No Seminário encontrou um grande desafio: uma casa com pouca gente e onde a eucaristia não era celebrada para a comunidade há 40 anos. Resolveu mudar isso e no seu primeiro domingo celebrou missa para 14 pessoas.

“Quando chego a algum lado, penso sempre numa comunidade. Tudo o que fizer não pode estar centrado em mim e deve ser partilhado. Procuro dar velocidade aos projectos, criar entusiasmo e envolver pessoas. O grande segredo deste caminho do seminário foi que no meu primeiro domingo nesta casa, eu celebrei missa. A missa com a comunidade exterior era algo que não acontecia há 40 anos e isso fez com que as pessoas começassem a vir, não para visitar um edifício a cair, mas como um sítio onde se pode ir e então tivemos 14 pessoas”, revelou o reitor.

“As mudanças são visíveis”, regista Nuno Santos, referindo que a comunidade está “muito bem estruturada” e que no Verão os jardins do seminário chegaram a receber “300 ou 400 pessoas” e que agora, “como a eucaristia decorre no Salão de São Tomás e na biblioteca, fazemos transmissão online e recebemos aqui cerca de 150 pessoas”, sublinhando que a comunidade “é um grande suporte para a casa, mas também para a minha vida.

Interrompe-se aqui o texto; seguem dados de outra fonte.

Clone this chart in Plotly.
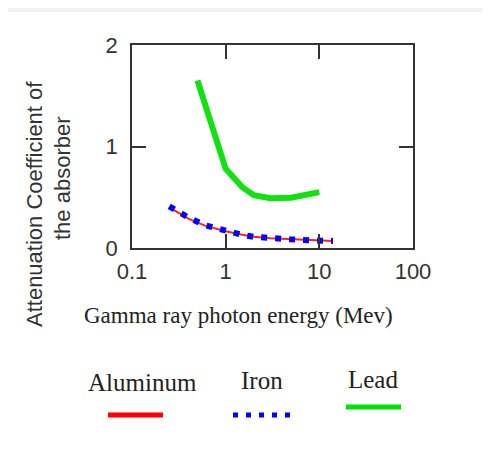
import plotly.graph_objects as go

# ---- data ----
energy_al = [0.25, 0.4, 0.6, 1, 1.5, 2, 3, 5, 8, 14]
mu_al = [0.40, 0.29, 0.22, 0.165, 0.13, 0.11, 0.095, 0.085, 0.075, 0.07]

energy_fe = [0.25, 0.4, 0.6, 1, 1.5, 2, 3, 5, 8, 14]
mu_fe = [0.41, 0.30, 0.225, 0.165, 0.13, 0.11, 0.095, 0.085, 0.075, 0.07]

energy_pb = [0.5, 1, 1.5, 2, 3, 5, 10]
mu_pb = [1.65, 0.78, 0.60, 0.52, 0.49, 0.495, 0.55]

x_ticks = [0.1, 1, 10, 100]
x_tick_labels = ["0.1", "1", "10", "100"]
y_ticks = [0, 1, 2]
y_tick_labels = ["0", "1", "2"]

series_names = ["Aluminum", "Iron", "Lead"]

fig = go.Figure()
fig.add_trace(go.Scatter(x=energy_al, y=mu_al, mode="lines", name=series_names[0],
                         line=dict(color="#ff2020", width=2)))
fig.add_trace(go.Scatter(x=energy_fe, y=mu_fe, mode="lines", name=series_names[1],
                         line=dict(color="#0000ff", width=6, dash="6px,8px")))
fig.add_trace(go.Scatter(x=energy_pb, y=mu_pb, mode="lines", name=series_names[2],
                         line=dict(color="#11e011", width=6)))

axis_common = dict(showline=True, linecolor="#333333", linewidth=1.5, mirror="ticks",
                   ticks="inside", ticklen=14, tickwidth=1.5, tickcolor="#333333",
                   showgrid=False, zeroline=False,
                   tickfont=dict(family="Liberation Sans, Arial", size=22, color="#333333"))

fig.update_xaxes(type="log", range=[-1, 2], tickvals=x_ticks, ticktext=x_tick_labels,
                 ticklabelstandoff=3, **axis_common)
fig.update_yaxes(range=[0, 2], tickvals=y_ticks, ticktext=y_tick_labels,
                 ticklabelstandoff=8, **axis_common)

# the page body has an 8px margin, so the figure is placed at (8, 8)
OFF = 8
W, H = 490 - OFF, 468 - OFF
L, R, T, B = 132 - OFF, 77, 45 - OFF, 220
pw, ph = W - L - R, H - T - B

def px(xp):
    return (xp - OFF - L) / pw

def py(yp):
    return (H - B - (yp - OFF)) / ph

shapes = [
    dict(type="rect", xref="paper", yref="paper", x0=px(0), x1=px(W + 30),
         y0=py(H + 30), y1=py(12), fillcolor="white", line=dict(width=0), layer="below"),
    dict(type="line", xref="paper", yref="paper", x0=px(108), x1=px(163), y0=py(415), y1=py(415),
         line=dict(color="#ff0000", width=5)),
    dict(type="line", xref="paper", yref="paper", x0=px(233), x1=px(290), y0=py(415), y1=py(415),
         line=dict(color="#0000ff", width=5, dash="5px,8px")),
    dict(type="line", xref="paper", yref="paper", x0=px(346), x1=px(401), y0=py(407), y1=py(407),
         line=dict(color="#00e000", width=5)),
]

serif = "Liberation Serif, Times New Roman"
sans = "Liberation Sans, Arial"
annotations = [
    dict(text="Attenuation Coefficient of", x=px(34), y=py(204), textangle=-90,
         font=dict(family=sans, size=22, color="#333333")),
    dict(text="the absorber", x=px(62), y=py(178), textangle=-90,
         font=dict(family=sans, size=22, color="#333333")),
    dict(text="Gamma ray photon energy (Mev)", x=px(238), y=py(315),
         font=dict(family=serif, size=23, color="#222222")),
    dict(text=series_names[0], x=px(142), y=py(382), font=dict(family=serif, size=25, color="#222222")),
    dict(text=series_names[1], x=px(262), y=py(380), font=dict(family=serif, size=25, color="#222222")),
    dict(text=series_names[2], x=px(373), y=py(379), font=dict(family=serif, size=25, color="#222222")),
]
for a in annotations:
    a.update(xref="paper", yref="paper", showarrow=False, xanchor="center", yanchor="middle")

fig.update_layout(width=W, height=H, margin=dict(l=L, r=R, t=T, b=B),
                  paper_bgcolor="#f2f2f2", plot_bgcolor="white", showlegend=False,
                  shapes=shapes, annotations=annotations)

fig.write_html("out.html")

A eucaristia é um ponto agregador”, reforça.

E depois?

Foi-lhe destinada a gestão do Seminário pelo período de cinco anos, mas esses “já lá vão”, talvez por isso não pense muito no futuro e viva “o meu dia-a-dia”, acreditando que o projecto terminará para si “aos 50 anos, ou seja, daqui a cinco anos, porque depois é precisa uma linguagem e uma paciência com os mais novos que não sei se temos aos cinquenta, porque a distância entre as idades já é alguma”.

Quanto ao que o espera depois da reitoria do Seminário não sabe, todavia, garante que “estarei sempre à espera do próximo desafio que o senhor bispo me propuser e estarei disponível para o abraçar”.